**WRITTEN INSTRUCTION**
Retype the records below from their first line through the line holding "const barColors = months.map((m, i)", including both ends and no pictures.

**INPUT RECORDS**

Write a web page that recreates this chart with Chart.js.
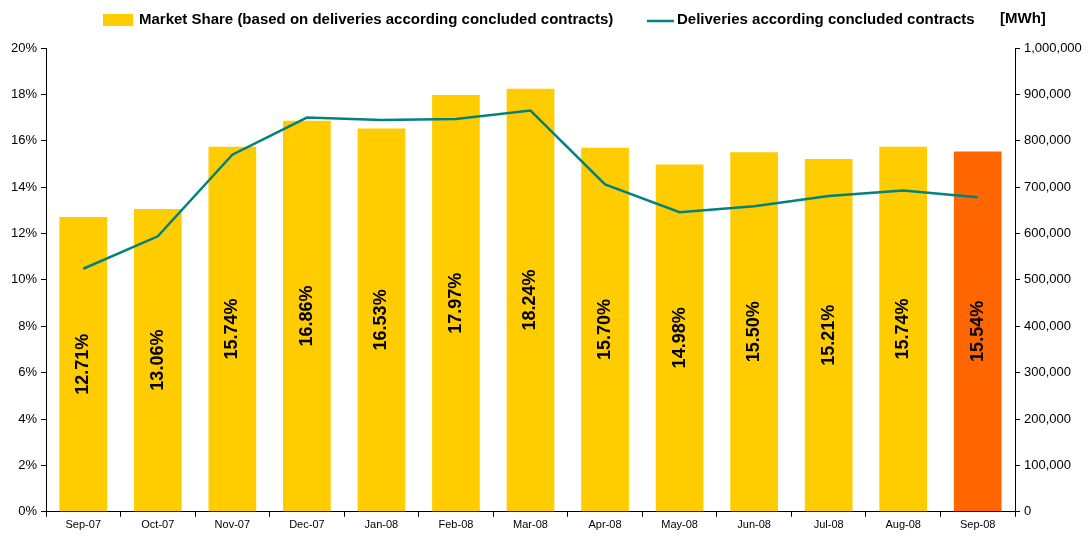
<!DOCTYPE html>
<html>
<head>
<meta charset="utf-8">
<script src="https://cdn.jsdelivr.net/npm/chart.js@4"></script>
<style>
  html, body { margin: 0; padding: 0; background: #fff; }
  #wrap { width: 1092px; height: 536px; }
</style>
</head>
<body>
<div id="wrap"><canvas id="myChart"></canvas></div>
<script>
const months = ['Sep-07', 'Oct-07', 'Nov-07', 'Dec-07', 'Jan-08', 'Feb-08', 'Mar-08',
    'Apr-08', 'May-08', 'Jun-08', 'Jul-08', 'Aug-08', 'Sep-08'];
// market share in %
const marketShare = [12.71, 13.06, 15.74, 16.86, 16.53, 17.97, 18.24, 15.70, 14.98, 15.50, 15.21, 15.74, 15.54];
// deliveries in MWh
const deliveries = [524000, 594000, 770000, 850000, 845000, 847000, 865000, 706000, 646000, 659000, 681000, 693000, 678000];

const yellow = '#FFCC00';
const orange = '#FF6600';
const teal = '#00827F';
const barColors = months.map((m, i) => i === months.length - 1 ? orange : yellow);

const FONT = '"Liberation Sans", Arial, sans-serif';
const NARROW = '"Liberation Sans Narrow", "Arial Narrow", "Liberation Sans", sans-serif';

// rotated value labels inside bars + legend + unit
const extras = {
    id: 'extras',
    afterDatasetsDraw(chart) {
        const ctx = chart.ctx;
        const meta = chart.getDatasetMeta(0);
        ctx.save();
        ctx.font = 'bold 18px ' + FONT;
        ctx.fillStyle = '#000';
        ctx.textAlign = 'center';
        ctx.textBaseline = 'middle';
        meta.data.forEach((bar, i) => {
            const cy = (bar.y + bar.base) / 2;
            ctx.save();
            ctx.translate(bar.x, cy);
            ctx.rotate(-Math.PI / 2);
            ctx.fillText(marketShare[i].toFixed(2) + '%', 0, 0);
            ctx.restore();
        });
        ctx.restore();
    },
    afterDraw(chart) {
        const ctx = chart.ctx;
        ctx.save();
        ctx.font = 'bold 15px ' + NARROW;
        ctx.fillStyle = '#000';
        ctx.textBaseline = 'middle';
        const y = 20;
        ctx.fillStyle = yellow;
        ctx.fillRect(103, y - 6, 30, 12);
        ctx.fillStyle = '#000';
        ctx.fillText(chart.data.datasets[0].label, 139, y);
        ctx.strokeStyle = teal;
        ctx.lineWidth = 2.5;
        ctx.beginPath();
        ctx.moveTo(647, y + 1);
        ctx.lineTo(674, y + 1);
        ctx.stroke();
        ctx.fillText(chart.data.datasets[1].label, 677, y);
        ctx.fillText('[MWh]', 1000, y - 1);
        ctx.restore();
    }
};

const ctx = document.getElementById('myChart').getContext('2d');
new Chart(ctx, {
    type: 'bar',
    data: {
        labels: months,
        datasets: [{
            label: 'Market Share (based on deliveries according concluded contracts)',
            data: marketShare,
            backgroundColor: barColors,
            yAxisID: 'y',
            categoryPercentage: 1,
            barPercentage: 0.64,
            order: 2
        }, {
            type: 'line',
            label: 'Deliveries according concluded contracts',
            data: deliveries,
            borderColor: teal,
            backgroundColor: teal,
            borderWidth: 2.5,
            pointRadius: 0,
            tension: 0,
            yAxisID: 'y1',
            order: 1
        }]
    },
    options: {
        responsive: true,
        maintainAspectRatio: false,
        animation: false,
        layout: { padding: { top: 48, left: 0, right: 0, bottom: 2 } },
        plugins: {
            legend: { display: false },
            tooltip: { enabled: false }
        },
        scales: {
            x: {
                grid: { display: true, drawOnChartArea: false, drawTicks: true, tickLength: 5, color: '#000', offset: true },
                border: { color: '#000', width: 1 },
                ticks: { color: '#000', font: { family: FONT, size: 11 }, padding: 2, maxRotation: 0 }
            },
            y: {
                position: 'left',
                min: 0,
                max: 20,
                ticks: {
                    stepSize: 2,
                    color: '#000',
                    font: { family: FONT, size: 13 },
                    padding: 4,
                    callback: v => v + '%'
                },
                grid: { display: true, drawOnChartArea: false, drawTicks: true, tickLength: 5, color: '#000' },
                border: { color: '#000', width: 1 },
                afterFit: s => { s.width = 46; }
            },
            y1: {
                position: 'right',
                min: 0,
                max: 1000000,
                ticks: {
                    stepSize: 100000,
                    color: '#000',
                    font: { family: FONT, size: 13 },
                    padding: 4,
                    callback: v => v.toLocaleString('en-US')
                },
                grid: { display: true, drawOnChartArea: false, drawTicks: true, tickLength: 5, color: '#000' },
                border: { color: '#000', width: 1 },
                afterFit: s => { s.width = 77; }
            }
        }
    },
    plugins: [extras]
});
</script>
</body>
</html>
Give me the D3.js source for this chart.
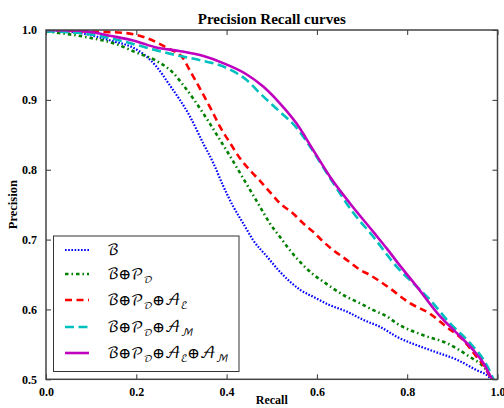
<!DOCTYPE html>
<html>
<head>
<meta charset="utf-8">
<title>Precision Recall curves</title>
<script src="https://cdn.jsdelivr.net/npm/d3@7/dist/d3.min.js"></script>
<style>
  body { margin: 0; background: #fff; }
  svg text { font-family: "Liberation Serif", "DejaVu Serif", serif; font-weight: bold; }
  .lg text { font-family: "DejaVu Math TeX Gyre", "DejaVu Sans", "DejaVu Serif", serif; font-weight: normal; }
</style>
</head>
<body>
<svg id="chart" width="504" height="408"></svg>
<script>
// series: recall / precision pairs
var recallB   = [0, .073, .148, .192, .221, .244, .273, .319, .348, .371, .393, .415, .437, .459, .489, .518, .540, .563, .592, .629, .666, .703, .740, .777, .850, .910, .954, .980, .988];
var precB     = [1, .996, .984, .975, .963, .948, .922, .876, .838, .809, .776, .747, .723, .699, .676, .654, .640, .628, .618, .606, .597, .585, .575, .561, .542, .528, .513, .504, .498];

var recallBP  = [0, .096, .155, .199, .244, .281, .303, .348, .363, .385, .408, .430, .452, .474, .496, .518, .540, .570, .592, .614, .636, .666, .695, .725, .755, .777, .836, .887, .939, .969, .983, .990];
var precBP    = [.998, .989, .980, .968, .956, .939, .922, .881, .866, .843, .819, .795, .771, .747, .723, .704, .685, .663, .650, .640, .630, .618, .609, .599, .590, .580, .563, .552, .532, .518, .506, .498];

var recallBPE = [0, .089, .170, .221, .266, .303, .317, .336, .367, .385, .408, .430, .452, .474, .496, .518, .548, .570, .592, .614, .636, .666, .695, .718, .740, .762, .806, .850, .887, .924, .954, .976, .988];
var precBPE   = [1, .998, .996, .989, .975, .960, .944, .922, .885, .862, .838, .816, .799, .784, .768, .752, .737, .723, .711, .697, .685, .671, .657, .649, .640, .630, .609, .594, .575, .556, .532, .513, .498];

var recallBPM = [0, .073, .170, .221, .295, .347, .399, .443, .481, .518, .555, .585, .629, .681, .725, .777, .814, .850, .895, .939, .969, .987, .992];
var precBPM   = [.998, .996, .984, .975, .963, .956, .946, .929, .905, .883, .860, .833, .788, .738, .704, .661, .637, .614, .580, .552, .528, .506, .498];

var recallAll = [0, .073, .148, .199, .244, .295, .347, .391, .443, .481, .518, .555, .592, .629, .673, .725, .755, .780, .821, .873, .910, .946, .969, .983, .990];
var precAll   = [1, .999, .991, .984, .975, .970, .963, .953, .937, .919, .895, .866, .828, .790, .752, .711, .687, .666, .633, .590, .566, .542, .523, .506, .498];

var xTicks = [0, 0.2, 0.4, 0.6, 0.8, 1.0];
var yTicks = [0.5, 0.6, 0.7, 0.8, 0.9, 1.0];

var series = [
  {r: recallB,   p: precB,   color: "#0000ff", dash: "1.6,1.6",     width: 2.2},
  {r: recallBP,  p: precBP,  color: "#008000", dash: "3.5,3,1.5,3", width: 2.6},
  {r: recallBPE, p: precBPE, color: "#ff0000", dash: "7,4.5",       width: 2.6},
  {r: recallBPM, p: precBPM, color: "#00bfbf", dash: "9,4.5",       width: 2.6},
  {r: recallAll, p: precAll, color: "#bf00bf", dash: null,          width: 2.6}
];

var svg = d3.select("#chart");
var pl = 46, pr = 497.5, pt = 30, pb = 379.3;

var x = d3.scaleLinear().domain([0, 1]).range([pl, pr]);
var y = d3.scaleLinear().domain([0.5, 1]).range([pb, pt]);

svg.append("defs").append("clipPath").attr("id", "clip")
  .append("rect").attr("x", pl).attr("y", pt)
  .attr("width", pr - pl).attr("height", pb - pt);

var line = d3.line()
  .curve(d3.curveMonotoneX)
  .x(function(d) { return x(d[0]); })
  .y(function(d) { return y(d[1]); });

var curves = svg.append("g").attr("clip-path", "url(#clip)");
series.forEach(function(s) {
  var pts = s.r.map(function(v, i) { return [v, s.p[i]]; });
  curves.append("path")
    .datum(pts)
    .attr("d", line)
    .attr("fill", "none")
    .attr("stroke", s.color)
    .attr("stroke-width", s.width)
    .attr("stroke-dasharray", s.dash);
});

// axes, ticks pointing inward on all four sides
var fmt = d3.format(".1f");
function styleAxis(g) {
  g.select(".domain").remove();
  g.selectAll(".tick line").attr("stroke", "#333").attr("stroke-width", 1);
  g.selectAll("text").attr("fill", "#000").style("font-size", "12px");
}
svg.append("g").attr("transform", "translate(0," + pb + ")")
  .call(d3.axisBottom(x).tickValues(xTicks).tickFormat(fmt).tickSizeInner(-5).tickSizeOuter(0).tickPadding(8))
  .call(styleAxis);
svg.append("g").attr("transform", "translate(0," + pt + ")")
  .call(d3.axisTop(x).tickValues(xTicks).tickFormat("").tickSizeInner(-5).tickSizeOuter(0))
  .call(styleAxis);
svg.append("g").attr("transform", "translate(" + pl + ",0)")
  .call(d3.axisLeft(y).tickValues(yTicks).tickFormat(fmt).tickSizeInner(-5).tickSizeOuter(0).tickPadding(9))
  .call(styleAxis);
svg.append("g").attr("transform", "translate(" + pr + ",0)")
  .call(d3.axisRight(y).tickValues(yTicks).tickFormat("").tickSizeInner(-5).tickSizeOuter(0))
  .call(styleAxis);

svg.append("rect")
  .attr("x", pl).attr("y", pt)
  .attr("width", pr - pl).attr("height", pb - pt)
  .attr("fill", "none").attr("stroke", "#444").attr("stroke-width", 1.5);

svg.append("text").attr("x", (pl + pr) / 2).attr("y", 24)
  .attr("text-anchor", "middle").style("font-size", "15px").text("Precision Recall curves");
svg.append("text").attr("x", (pl + pr) / 2).attr("y", 404)
  .attr("text-anchor", "middle").style("font-size", "12px").text("Recall");
svg.append("text").attr("transform", "translate(17," + ((pt + pb) / 2) + ") rotate(-90)")
  .attr("text-anchor", "middle").style("font-size", "12.5px").text("Precision");

// legend
var labels = [
  [["ℬ", ""]],
  [["ℬ⊕𝒫", ""], ["", "𝒟"]],
  [["ℬ⊕𝒫", ""], ["", "𝒟"], ["⊕𝒜", ""], ["", "ℰ"]],
  [["ℬ⊕𝒫", ""], ["", "𝒟"], ["⊕𝒜", ""], ["", "ℳ"]],
  [["ℬ⊕𝒫", ""], ["", "𝒟"], ["⊕𝒜", ""], ["", "ℰ"], ["⊕𝒜", ""], ["", "ℳ"]]
];
var rowY = [250, 274, 300, 327, 353];

var lg = svg.append("g").attr("class", "lg");
lg.append("rect").attr("x", 53.5).attr("y", 236).attr("width", 185.5).attr("height", 135.5)
  .attr("fill", "#fff").attr("stroke", "#333").attr("stroke-width", 1);

series.forEach(function(s, i) {
  lg.append("line")
    .attr("x1", 65).attr("x2", 89).attr("y1", rowY[i]).attr("y2", rowY[i])
    .attr("stroke", s.color).attr("stroke-width", s.width)
    .attr("stroke-dasharray", s.dash);
  var t = lg.append("text").attr("x", 107).attr("y", rowY[i] + 5).style("font-size", "15px");
  labels[i].forEach(function(part) {
    if (part[0]) {
      t.append("tspan").attr("dy", part === labels[i][0] ? 0 : -4).text(part[0]);
    } else {
      t.append("tspan").attr("dy", 4).style("font-size", "10px").text(part[1]);
    }
  });
});
</script>
</body>
</html>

**SOLUTION TO THIS PROBLEM**
Write a web page that recreates this chart with Chart.js.
<!DOCTYPE html>
<html>
<head>
<meta charset="utf-8">
<script src="https://cdn.jsdelivr.net/npm/chart.js@4"></script>
<style>
  html, body { margin: 0; padding: 0; background: #fff; }
  #wrap { width: 1092px; height: 536px; }
</style>
</head>
<body>
<div id="wrap"><canvas id="myChart"></canvas></div>
<script>
const months = ['Sep-07', 'Oct-07', 'Nov-07', 'Dec-07', 'Jan-08', 'Feb-08', 'Mar-08',
    'Apr-08', 'May-08', 'Jun-08', 'Jul-08', 'Aug-08', 'Sep-08'];
// market share in %
const marketShare = [12.71, 13.06, 15.74, 16.86, 16.53, 17.97, 18.24, 15.70, 14.98, 15.50, 15.21, 15.74, 15.54];
// deliveries in MWh
const deliveries = [524000, 594000, 770000, 850000, 845000, 847000, 865000, 706000, 646000, 659000, 681000, 693000, 678000];

const yellow = '#FFCC00';
const orange = '#FF6600';
const teal = '#00827F';
const barColors = months.map((m, i) => i === months.length - 1 ? orange : yellow);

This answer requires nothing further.